Macron et les fonctionnaires: « une première chez les socialistes »

Avez-vous été surpris par les propos du ministre de l’Economie Emmanuel Macron sur le statut de la fonction publique qui ne serait « plus adéquat » ?

A ma connaissance, c’est la première fois depuis 1946 qu’un ministre socialiste remet en cause le statut de la fonction publique. Au début des années 1990, Michel Rocard et la « deuxième gauche » avait lancé une grande réorganisation des administrations, baptisée « Renouveau du service public », mais il n’était pas question de toucher au statut. Cette déclaration à quelques mois des élections régionales tombe au plus mal. Elle risque de braquer les fonctionnaires, qui demeurent le noyau dur de l’électorat socialiste, et de plomber les maigres espoirs d’alliances entre le PS, EELV et les communistes. Sans compter qu’elle pourrait ruiner la négociation en cours sur les salaires entre le gouvernement et les syndicats de fonctionnaires…

Sur le fond, le statut n’est-il pas un frein aux réformes en France ?
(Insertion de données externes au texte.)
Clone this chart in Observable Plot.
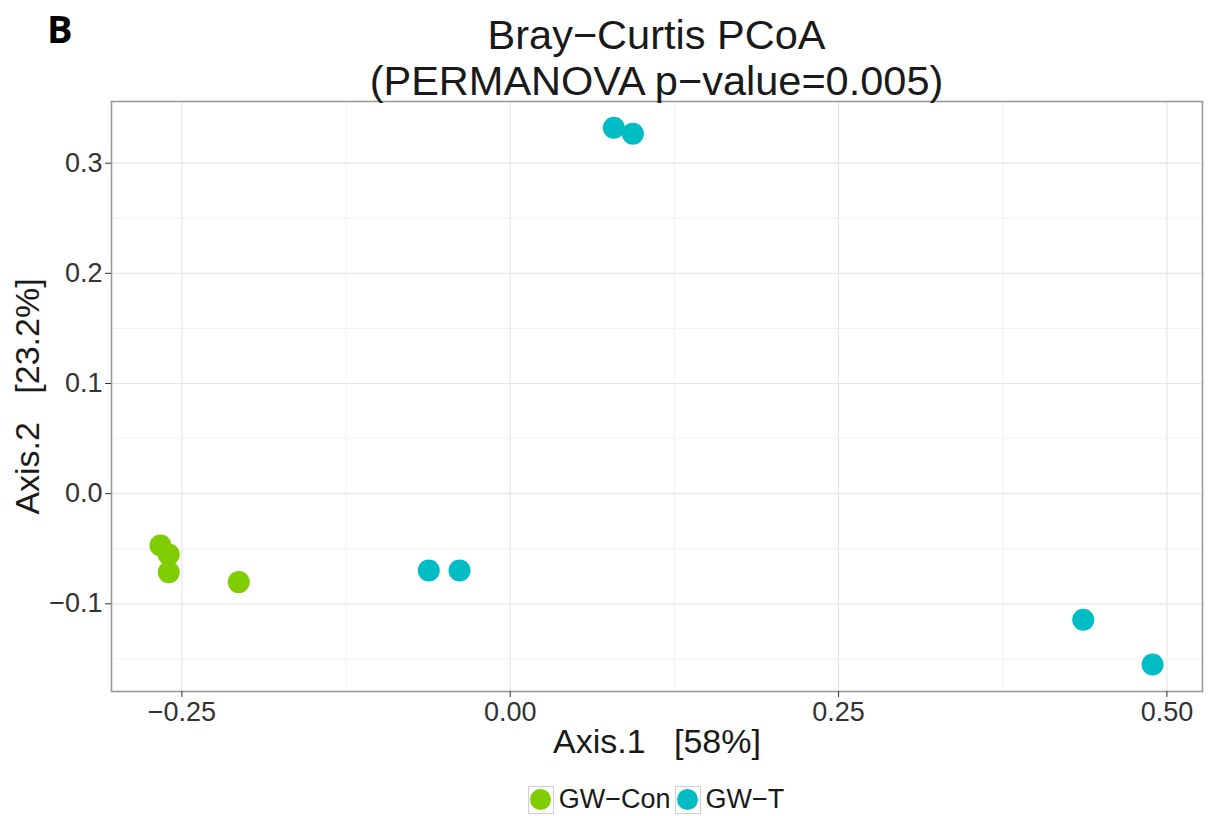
<!DOCTYPE html>
<html>
<head>
<meta charset="utf-8">
<script src="https://cdn.jsdelivr.net/npm/d3@7"></script>
<script src="https://cdn.jsdelivr.net/npm/@observablehq/plot@0.6"></script>
<style>
  body { margin: 0; background: white; }
  #wrap { position: relative; width: 1211px; height: 816px; font-family: "Liberation Sans", Arial, sans-serif; }
  #panelB { position: absolute; left: 47px; top: 4px; font: bold 38px "Open Sans", "DejaVu Sans", sans-serif; color: #000; line-height: 48px; }
  #title { position: absolute; left: 111px; width: 1091px; top: 12px; text-align: center; font-size: 41.5px; line-height: 46px; color: #1a1a1a; }
  #legend { position: absolute; left: 0; width: 1316px; top: 784px; display: flex; justify-content: center; align-items: center; font-size: 27px; color: #1a1a1a; }
  .key { width: 26px; height: 28px; border: 1px solid #cfcfcf; background: #fff; display: flex; align-items: center; justify-content: center; box-sizing: border-box; margin-right: 5px; }
  .key span { width: 21px; height: 21px; border-radius: 50%; display: block; }
  .lab { margin-right: 4px; }
</style>
</head>
<body>
<div id="wrap">
  <div id="chart"></div>
  <div id="panelB">B</div>
  <div id="title">Bray−Curtis PCoA<br>(PERMANOVA p−value=0.005)</div>
  <div id="legend"></div>
</div>
<script>
// Data
const groups = ["GW−Con", "GW−T"];
const groupColors = ["#7fcd00", "#00bcc4"];
const sampleGroup = ["GW−Con","GW−Con","GW−Con","GW−Con","GW−T","GW−T","GW−T","GW−T","GW−T","GW−T"];
const axis1 = [-0.2663, -0.2600, -0.2600, -0.2067, -0.0620, -0.0386, 0.0789, 0.0934, 0.4363, 0.4891];
const axis2 = [-0.0470, -0.0552, -0.0713, -0.0803, -0.0697, -0.0697, 0.3322, 0.3267, -0.1145, -0.1551];
const xTicks = [-0.25, 0, 0.25, 0.5];
const yTicks = [-0.1, 0, 0.1, 0.2, 0.3];
const xMinor = [-0.125, 0.125, 0.375];
const yMinor = [-0.15, -0.05, 0.05, 0.15, 0.25];
const xTitle = "Axis.1\u00a0\u00a0\u00a0[58%]";
const yTitle = "Axis.2\u00a0\u00a0\u00a0[23.2%]";

const points = axis1.map((x, i) => ({x, y: axis2[i], group: sampleGroup[i]}));

const chart = Plot.plot({
  width: 1211,
  height: 816,
  marginLeft: 111,
  marginRight: 9,
  marginTop: 101,
  marginBottom: 125,
  style: {fontFamily: "'Liberation Sans', Arial, sans-serif", background: "white"},
  x: {domain: [-0.3036, 0.5271]},
  y: {domain: [-0.1796, 0.356]},
  color: {domain: groups, range: groupColors},
  marks: [
    Plot.gridX(xMinor, {stroke: "#f3f3f3", strokeOpacity: 1, strokeWidth: 1}),
    Plot.gridY(yMinor, {stroke: "#f3f3f3", strokeOpacity: 1, strokeWidth: 1}),
    Plot.gridX(xTicks, {stroke: "#e6e6e6", strokeOpacity: 1, strokeWidth: 1.2}),
    Plot.gridY(yTicks, {stroke: "#e6e6e6", strokeOpacity: 1, strokeWidth: 1.2}),
    Plot.frame({stroke: "#9a9a9a", strokeWidth: 1.6}),
    Plot.dot(points, {x: "x", y: "y", fill: "group", r: 11, stroke: null}),
    Plot.axisX(xTicks, {tickFormat: d3.format(".2f"), tickSize: 6, tickPadding: 4, fontSize: 27, stroke: "#333", fill: "#333", label: null}),
    Plot.axisY(yTicks, {tickFormat: d3.format(".1f"), tickSize: 6, tickPadding: 3, fontSize: 27, stroke: "#333", fill: "#333", label: null}),
    Plot.text([xTitle], {frameAnchor: "bottom", textAnchor: "middle", dy: 61, fontSize: 34, fill: "#1a1a1a"}),
    Plot.text([yTitle], {frameAnchor: "left", textAnchor: "middle", dx: -83, rotate: -90, fontSize: 34, fill: "#1a1a1a"})
  ]
});
document.getElementById("chart").appendChild(chart);

const legend = document.getElementById("legend");
groups.forEach((g, i) => {
  const key = document.createElement("div");
  key.className = "key";
  const s = document.createElement("span");
  s.style.background = groupColors[i];
  key.appendChild(s);
  const lab = document.createElement("div");
  lab.className = "lab";
  lab.textContent = g;
  legend.appendChild(key);
  legend.appendChild(lab);
});
</script>
</body>
</html>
Beaucoup de métiers de la fonction publique présentent des particularités qui justifient un statut à part : policiers, pompiers, contrôleurs des impôts, etc. En tant qu’inspecteur des Finances, Emmanuel Macron profite lui-même de ce statut. La garantie de l’emploi vise à protéger les fonctionnaires contre l’arbitraire des politiques et la corruption. Ce ne sont pas des dangers virtuels. Dans l’entre-deux-guerres, quantité de postes de fonctionnaires étaient attribuées sur recommandation des politiques et des instituteurs se faisaient limoger sur un coup de menton du préfet. En Espagne, en Italie ou en Grèce, les problèmes de corruption de fonctionnaires sont endémiques. Le statut de la fonction publique, c’est aussi une protection pour les citoyens pour l’égalité d’accès aux services publics.

Beaucoup de pays ont néanmoins fait passer une majorité de leurs fonctionnaires sous contrat privé…

C’est une tendance qui s’observe en effet dans plusieurs pays ces dernières années, mais la plupart du temps les agents publics continuent de bénéficier d’une quasi sécurité de l’emploi. En Suède, une agence spécifique est chargée de retrouver un job aux agents contractuels qui perdent leur poste, tandis que la convention collective italienne dans le public est ultra-protectrice. En France, le passage de centaines de milliers de fonctionnaires sous contrat privé représenterait aussi un coût budgétaire non négligeable. Nombre de fonctionnaires acceptent des rémunérations inférieures à celles du privé précisément parce qu’ils bénéficient de la garantie de l’emploi. Et, malgré cela, l’Etat a déjà toutes les peines du monde à attirer des techniciens qualifiés dans certaines spécialités.